The depth of this study, including the variety of different methods the researchers used, is one of the most impressive things about it, independent of the exciting discoveries they have made. Additionally, the idea of pinpointing a specific protein to stave off aging is one that keeps popping up in science, and the fact that CCL11 has been shown to have aging effects in humans as well as mice suggests that this might be a promising one to target. Or, on the flip side, we might see an unfortunate increase in geriatric vampire literature as a result of these findings. You never know.

A neural workout

Last week I wrote about some of the emotional benefits of regular moderate exercise. This week, several timely new articles have come out touting the cognitive advantages of even minimal daily activity.

Numerous studies have shown evidence of the neurological benefits of exercise, which can foster cell growth and new cell generation (known as neurogenesis). One region that seems to be particularly impacted is the hippocampus, an area known to be involved in memory consolidation. Prior studies in mice have shown that exercise can trigger neurogenesis in the hippocampus, and in humans exercise has been linked to better performance on memory assessments and spatial learning, as well as a decreased risk for dementia. While some of these benefits are believed to be due to the new proliferation of cells in the hippocampus and other associated regions of the brain, several studies published recently suggest that exercise may serve more as a protective factor against neurological decay than a booster of existing memory performance.

study presented last week at the Alzheimer’s Association International Conference by doctors at the University of California, San Francisco used mathematical modeling to estimate risk factors for the development of Alzheimer’s disease, and they came up with seven critical variables: diabetes, hypertension, obesity, smoking, depression, low education, cognitive inactivity, and physical inactivity. The researchers predicted that these seven variables were to blame in nearly 50% of current Alzheimer’s diagnoses, and lack of exercise alone was attributed to over 20% of cases. In addition, the researchers predicted that reducing these risk factors could potentially stave off over one million future diagnoses. However, these numbers are estimations, and first author Dr. Deborah Barnes–as well as other lead researchers in the field–caution against using these statistics as hard goals and guidelines.
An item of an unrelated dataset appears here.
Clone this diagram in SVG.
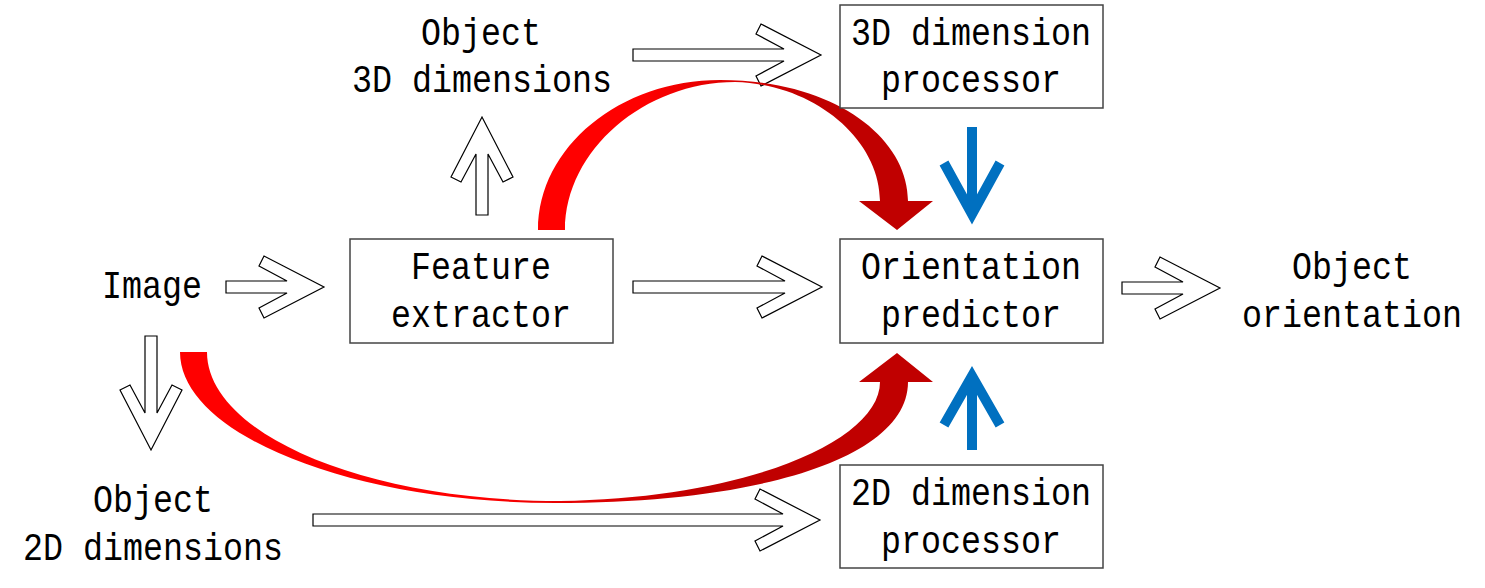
<svg xmlns="http://www.w3.org/2000/svg" width="1485" height="588" viewBox="0 0 1485 588">
<defs>
<style>
.box{fill:#fff;stroke:#444;stroke-width:1.5}
.t{font-family:"Liberation Mono","DejaVu Sans Mono",monospace;font-size:38px;fill:#000;text-anchor:middle}
.ha{fill:#fff;stroke:#000;stroke-width:1.2;stroke-linejoin:miter}
.blue{fill:none;stroke:#0070C0;stroke-width:10;stroke-linejoin:miter;stroke-miterlimit:10}
</style>
<linearGradient id="gTop" gradientUnits="userSpaceOnUse" x1="640" y1="0" x2="810" y2="0">
<stop offset="0" stop-color="#FF0000"/>
<stop offset="1" stop-color="#C00000"/>
</linearGradient>
<linearGradient id="gBot" gradientUnits="userSpaceOnUse" x1="480" y1="0" x2="700" y2="0">
<stop offset="0" stop-color="#FF0000"/>
<stop offset="1" stop-color="#C00000"/>
</linearGradient>
</defs>
<rect width="1485" height="588" fill="#fff"/>

<g id="connectors">
<polygon class="ha" points="226,281 287,281 259,266 264,256 324,287 264,318 259,308 287,293 226,293"/>
<polygon class="ha" points="633,281 785,281 757,266 762,256 822,287 762,318 757,308 785,293 633,293"/>
<polygon class="ha" points="1122,282 1183,282 1155,267 1160,257 1220,288 1160,319 1155,309 1183,294 1122,294"/>
<polygon class="ha" points="633,49 784,49 756,34 761,24 821,55 761,86 756,76 784,61 633,61"/>
<polygon class="ha" points="313,514 783,514 755,499 760,489 820,520 760,551 755,541 783,526 313,526"/>
<polygon class="ha" points="476,215 476,154 461,182 451,177 482,117 513,177 503,182 488,154 488,215"/>
<polygon class="ha" points="145,336 145,413 130,385 120,390 151,450 182,390 172,385 157,413 157,336"/>

<path fill="url(#gTop)" d="M538,230 C538,147 620,80 720,80 C835,80 908,138 908,201 L933,201 L897,230 L859,201 L880,201 C880,140 815,84 735,82 C645,82 565,150 565,230 Z"/>
<path fill="url(#gBot)" d="M180,352 L207,352 C207,434 365,501 560,501 C750,498 880,440 880,382 L859,382 L897,353 L933,382 L908,382 C908,458 760,503 555,503 C353,503 180,435 180,352 Z"/>

<path class="blue" d="M972,127 L972,212"/>
<path class="blue" d="M944,163 L972,214 L1000,163"/>
<path class="blue" d="M972,450 L972,378"/>
<path class="blue" d="M944,425 L972,376 L1000,425"/>
</g>

<g id="dims3d-label">
<text class="t" x="481" y="45" textLength="120" lengthAdjust="spacingAndGlyphs">Object</text>
<text class="t" x="482" y="92" textLength="260" lengthAdjust="spacingAndGlyphs">3D dimensions</text>
</g>
<g id="proc3d">
<rect class="box" x="840" y="5" width="263" height="103"/>
<text class="t" x="971" y="45" textLength="240" lengthAdjust="spacingAndGlyphs">3D dimension</text>
<text class="t" x="971" y="92" textLength="180" lengthAdjust="spacingAndGlyphs">processor</text>
</g>
<g id="image">
<text class="t" x="152" y="298" textLength="100" lengthAdjust="spacingAndGlyphs">Image</text>
</g>
<g id="feature">
<rect class="box" x="350" y="239" width="263" height="104"/>
<text class="t" x="481" y="279" textLength="140" lengthAdjust="spacingAndGlyphs">Feature</text>
<text class="t" x="481" y="327" textLength="180" lengthAdjust="spacingAndGlyphs">extractor</text>
</g>
<g id="orientation">
<rect class="box" x="840" y="239" width="263" height="104"/>
<text class="t" x="971" y="279" textLength="220" lengthAdjust="spacingAndGlyphs">Orientation</text>
<text class="t" x="971" y="327" textLength="180" lengthAdjust="spacingAndGlyphs">predictor</text>
</g>
<g id="output">
<text class="t" x="1352" y="279" textLength="120" lengthAdjust="spacingAndGlyphs">Object</text>
<text class="t" x="1352" y="327" textLength="220" lengthAdjust="spacingAndGlyphs">orientation</text>
</g>
<g id="dims2d-label">
<text class="t" x="153" y="512" textLength="120" lengthAdjust="spacingAndGlyphs">Object</text>
<text class="t" x="153" y="560" textLength="260" lengthAdjust="spacingAndGlyphs">2D dimensions</text>
</g>
<g id="proc2d">
<rect class="box" x="840" y="465" width="263" height="103"/>
<text class="t" x="971" y="505" textLength="240" lengthAdjust="spacingAndGlyphs">2D dimension</text>
<text class="t" x="971" y="553" textLength="180" lengthAdjust="spacingAndGlyphs">processor</text>
</g>
</svg>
Barnes notes that while these seven factors do increase the risk for Alzheimer’s, a causal relationship has not yet been established, and therefore simply changing one’s behavior in regards to one or all of the variables may not be enough to prevent the onset of the disease.

While the association between Alzheimer’s and exercise is still tentative, there is little doubt about the mental and physical benefits of daily activity. However, previous studies have largely focused on the advantages of moderate-to-high levels of exercise in humans and animals, such as the widely recommended guidelines of 30 minutes of exertion 5 days a week. But what about people who are unable to workout that much or that often? Fortunately, there is new evidence that the even minimal movement can offer cognitive benefits. In a longitudinal study investigating elderly adults aged 70 and up, those with the least amount of daily average energy expenditure had the greatest amounts of cognitive decline over a period of three years, whereas those who were the most active had significantly less cognitive impairment both during the three-year study period, as well as after a five-year follow-up. It seems that even small exertions like walking around the block, doing household chores, or even fidgeting–behaviors that often go unreported in other studies of physical activity–can help stave off the neural deterioration that commonly occurs as we progress into old age.

However, if you still can’t be bothered to get up and start moving, you can always resort to surgical implants and get one of these to improve your memory.